A couple of years ago I met the Smiths. Mr. Smith chatted away about how great they were, how he could sing and how they so wanted a chance to be in my program. He barraged me with extraneous information about his family, sent me pictures of his kids and talked me up every chance he got.
Though this kind of attention was sweet, I have to admit, I have always kind of regarded him as a pesky little brother who I wish wouldn't call me. I dreaded hearing from him because I knew it was for some sort of bad news wound around a long-running saga. In fact, I would have traded all the photos of his family for one check arriving without drama. I am sure he has the best of intentions. I am equally sure he has a short term memory deficit when it comes to executing those intentions. He was my handyman for a short time--which if you keep up with this, know how that ended.
I knew I would be going down the foreclosure road with them several months ago. Miraculously they pulled it out. But before pulling it out I got long drawn-out stories that really break down to this: circumstances in his life changed. Yada yada.
Yawn. Everyone's circumstances change.
He paid his mortgage for a reasonably longer period of time too but then fell behind. Finally, after working to get caught up they just stopped. I would feel worse for them if they didn't have a Neptune washer and dryer, a nicer electronic equipment than my husband's and their furniture wasn't top of the line. I am not ridiculing them for their possessions, but I don't see how stuff can be more important than a place to live.
Personally, I would rather hang my wet clothes up outside (and recently did for several weeks) than miss a mortgage payment. I would rather sit on the floor instead of a couch than give my children memories of loosing a home. Who knows, maybe they bought that stuff in a happier time. Maybe their things were gifts. Who am I to judge?
I knew the end was near when they started telling me they sent their payment in, but I never received it. When I would mention I didn't get it, they wouldn't seem the least bit phased. "Oh... my payment didn't make it and the money is in limbo? That's so sad..."
When I think of the sane people in my life, NOBODY I know would sit back and not wonder what happened to a large chunk of cash.
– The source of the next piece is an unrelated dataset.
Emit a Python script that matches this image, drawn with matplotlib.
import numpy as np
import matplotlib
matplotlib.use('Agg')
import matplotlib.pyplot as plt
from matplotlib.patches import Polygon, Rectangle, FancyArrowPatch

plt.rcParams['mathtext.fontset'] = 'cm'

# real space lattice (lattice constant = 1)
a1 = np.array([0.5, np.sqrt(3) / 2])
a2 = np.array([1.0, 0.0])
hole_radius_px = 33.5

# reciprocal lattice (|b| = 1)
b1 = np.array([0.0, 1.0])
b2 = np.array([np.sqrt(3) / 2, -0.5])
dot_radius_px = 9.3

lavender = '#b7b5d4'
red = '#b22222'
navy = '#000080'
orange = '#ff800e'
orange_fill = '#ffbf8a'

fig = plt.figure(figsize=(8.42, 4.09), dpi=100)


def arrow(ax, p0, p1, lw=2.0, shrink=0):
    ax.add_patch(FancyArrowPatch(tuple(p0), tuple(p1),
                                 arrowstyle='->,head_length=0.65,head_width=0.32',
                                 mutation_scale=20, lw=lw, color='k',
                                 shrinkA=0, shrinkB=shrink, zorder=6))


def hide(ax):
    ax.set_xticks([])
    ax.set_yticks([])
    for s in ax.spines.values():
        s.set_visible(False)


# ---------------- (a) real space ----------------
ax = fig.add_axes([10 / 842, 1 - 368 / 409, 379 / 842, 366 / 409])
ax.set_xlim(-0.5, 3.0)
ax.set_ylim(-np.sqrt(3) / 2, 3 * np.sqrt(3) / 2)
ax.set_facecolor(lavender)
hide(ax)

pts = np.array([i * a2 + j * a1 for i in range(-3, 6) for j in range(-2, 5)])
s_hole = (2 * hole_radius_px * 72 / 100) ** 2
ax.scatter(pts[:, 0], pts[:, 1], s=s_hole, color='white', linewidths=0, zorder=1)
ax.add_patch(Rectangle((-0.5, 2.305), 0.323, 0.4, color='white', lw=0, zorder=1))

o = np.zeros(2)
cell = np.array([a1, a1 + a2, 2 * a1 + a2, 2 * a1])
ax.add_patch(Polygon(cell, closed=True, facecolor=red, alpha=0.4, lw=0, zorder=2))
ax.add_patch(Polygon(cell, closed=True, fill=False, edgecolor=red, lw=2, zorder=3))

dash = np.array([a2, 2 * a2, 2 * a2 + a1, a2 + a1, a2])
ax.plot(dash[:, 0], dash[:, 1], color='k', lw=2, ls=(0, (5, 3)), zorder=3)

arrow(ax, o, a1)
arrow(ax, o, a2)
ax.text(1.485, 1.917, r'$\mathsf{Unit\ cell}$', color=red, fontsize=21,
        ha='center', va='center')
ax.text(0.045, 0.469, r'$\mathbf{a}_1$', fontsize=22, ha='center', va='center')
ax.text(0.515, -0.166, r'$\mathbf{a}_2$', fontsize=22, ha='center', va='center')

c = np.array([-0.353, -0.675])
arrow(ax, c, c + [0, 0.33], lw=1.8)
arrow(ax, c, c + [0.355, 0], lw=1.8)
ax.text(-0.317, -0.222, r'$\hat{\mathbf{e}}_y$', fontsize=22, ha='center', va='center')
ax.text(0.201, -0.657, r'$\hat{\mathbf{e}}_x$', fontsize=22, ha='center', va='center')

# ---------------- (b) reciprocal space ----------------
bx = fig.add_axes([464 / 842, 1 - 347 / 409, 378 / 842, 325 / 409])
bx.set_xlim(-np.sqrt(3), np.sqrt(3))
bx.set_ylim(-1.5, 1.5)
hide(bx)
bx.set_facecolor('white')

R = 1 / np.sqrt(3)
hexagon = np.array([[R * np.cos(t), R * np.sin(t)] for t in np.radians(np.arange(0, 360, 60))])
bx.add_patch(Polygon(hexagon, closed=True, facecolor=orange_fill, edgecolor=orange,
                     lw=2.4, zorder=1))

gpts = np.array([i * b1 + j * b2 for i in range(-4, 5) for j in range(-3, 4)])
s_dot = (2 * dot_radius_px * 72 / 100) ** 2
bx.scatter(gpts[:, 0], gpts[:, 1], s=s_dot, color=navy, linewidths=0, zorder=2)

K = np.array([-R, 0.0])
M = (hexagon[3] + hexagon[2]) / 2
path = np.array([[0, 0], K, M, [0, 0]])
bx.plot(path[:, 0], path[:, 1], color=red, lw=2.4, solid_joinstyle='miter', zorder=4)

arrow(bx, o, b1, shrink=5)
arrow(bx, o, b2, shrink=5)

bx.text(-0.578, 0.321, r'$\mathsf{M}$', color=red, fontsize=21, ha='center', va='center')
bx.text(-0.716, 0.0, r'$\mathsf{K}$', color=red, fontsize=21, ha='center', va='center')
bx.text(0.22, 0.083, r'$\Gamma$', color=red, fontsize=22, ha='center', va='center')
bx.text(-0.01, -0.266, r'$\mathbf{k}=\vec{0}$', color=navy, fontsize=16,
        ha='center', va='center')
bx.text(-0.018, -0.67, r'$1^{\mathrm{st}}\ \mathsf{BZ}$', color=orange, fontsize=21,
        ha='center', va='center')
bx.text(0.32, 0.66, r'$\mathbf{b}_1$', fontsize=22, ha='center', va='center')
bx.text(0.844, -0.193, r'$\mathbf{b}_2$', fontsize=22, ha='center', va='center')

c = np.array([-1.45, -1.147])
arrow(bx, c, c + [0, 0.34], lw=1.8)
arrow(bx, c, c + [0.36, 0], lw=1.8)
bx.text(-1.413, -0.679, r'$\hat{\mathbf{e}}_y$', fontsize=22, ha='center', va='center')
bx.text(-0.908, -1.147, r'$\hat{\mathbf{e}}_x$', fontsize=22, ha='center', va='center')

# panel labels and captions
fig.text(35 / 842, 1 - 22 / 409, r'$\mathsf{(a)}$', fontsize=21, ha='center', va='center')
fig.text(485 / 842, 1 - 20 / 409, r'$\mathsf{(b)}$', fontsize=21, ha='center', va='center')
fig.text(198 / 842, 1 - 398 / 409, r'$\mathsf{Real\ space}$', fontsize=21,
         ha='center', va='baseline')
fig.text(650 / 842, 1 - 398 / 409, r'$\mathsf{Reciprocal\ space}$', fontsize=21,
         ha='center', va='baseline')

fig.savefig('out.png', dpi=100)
They would be stopping payment and raising hell to find out where their money went. When it gets to this point, I know I can foreclose.
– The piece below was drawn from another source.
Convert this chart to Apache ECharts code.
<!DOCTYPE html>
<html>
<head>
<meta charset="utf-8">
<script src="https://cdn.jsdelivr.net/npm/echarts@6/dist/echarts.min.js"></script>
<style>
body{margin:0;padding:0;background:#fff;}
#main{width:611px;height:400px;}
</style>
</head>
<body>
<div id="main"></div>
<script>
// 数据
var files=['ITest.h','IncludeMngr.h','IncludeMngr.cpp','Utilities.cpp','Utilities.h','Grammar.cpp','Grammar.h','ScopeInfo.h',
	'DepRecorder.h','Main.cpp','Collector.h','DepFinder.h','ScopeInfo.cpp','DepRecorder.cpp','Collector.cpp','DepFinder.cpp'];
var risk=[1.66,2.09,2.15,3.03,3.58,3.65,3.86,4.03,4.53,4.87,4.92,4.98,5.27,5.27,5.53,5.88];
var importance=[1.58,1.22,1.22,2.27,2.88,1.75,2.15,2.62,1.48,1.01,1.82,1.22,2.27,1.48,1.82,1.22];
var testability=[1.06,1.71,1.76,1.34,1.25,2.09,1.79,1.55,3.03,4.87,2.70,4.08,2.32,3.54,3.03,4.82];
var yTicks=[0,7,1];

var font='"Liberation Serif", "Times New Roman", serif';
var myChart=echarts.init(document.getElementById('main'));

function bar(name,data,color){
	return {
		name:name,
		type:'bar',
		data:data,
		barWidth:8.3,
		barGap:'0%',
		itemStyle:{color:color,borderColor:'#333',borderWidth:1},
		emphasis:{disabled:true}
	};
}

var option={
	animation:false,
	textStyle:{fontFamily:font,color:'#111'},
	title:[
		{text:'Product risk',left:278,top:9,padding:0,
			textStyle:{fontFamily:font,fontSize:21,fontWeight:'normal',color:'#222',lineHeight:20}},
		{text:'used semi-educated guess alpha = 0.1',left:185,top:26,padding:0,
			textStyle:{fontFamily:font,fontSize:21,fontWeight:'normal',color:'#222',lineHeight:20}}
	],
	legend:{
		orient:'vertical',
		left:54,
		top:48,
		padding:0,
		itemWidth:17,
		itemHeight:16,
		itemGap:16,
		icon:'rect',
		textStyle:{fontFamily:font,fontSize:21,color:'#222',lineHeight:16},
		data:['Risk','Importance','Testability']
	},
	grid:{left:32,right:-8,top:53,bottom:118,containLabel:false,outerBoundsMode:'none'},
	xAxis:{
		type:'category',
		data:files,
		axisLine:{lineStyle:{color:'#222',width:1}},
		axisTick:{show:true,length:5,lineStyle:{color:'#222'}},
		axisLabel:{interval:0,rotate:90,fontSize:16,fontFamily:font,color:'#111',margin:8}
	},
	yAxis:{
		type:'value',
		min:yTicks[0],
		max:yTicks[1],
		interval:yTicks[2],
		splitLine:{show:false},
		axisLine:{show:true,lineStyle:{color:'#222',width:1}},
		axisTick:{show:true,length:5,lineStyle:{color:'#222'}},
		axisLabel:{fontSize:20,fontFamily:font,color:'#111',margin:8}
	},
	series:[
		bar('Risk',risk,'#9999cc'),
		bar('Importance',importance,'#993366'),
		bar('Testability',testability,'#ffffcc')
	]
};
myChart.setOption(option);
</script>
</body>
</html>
The foreclosure process is different than the rental eviction and takes longer. I have to wait longer to serve the deadbeats and there are other legal factors. But, it happens.
Tomorrow, thankfully, the Smiths will answer their door to my process server who will hand them their walking papers. This will start the legalities and I will probably have to wait several more weeks to get everything accomplished. But at least I won't have to hear any more yada yadas.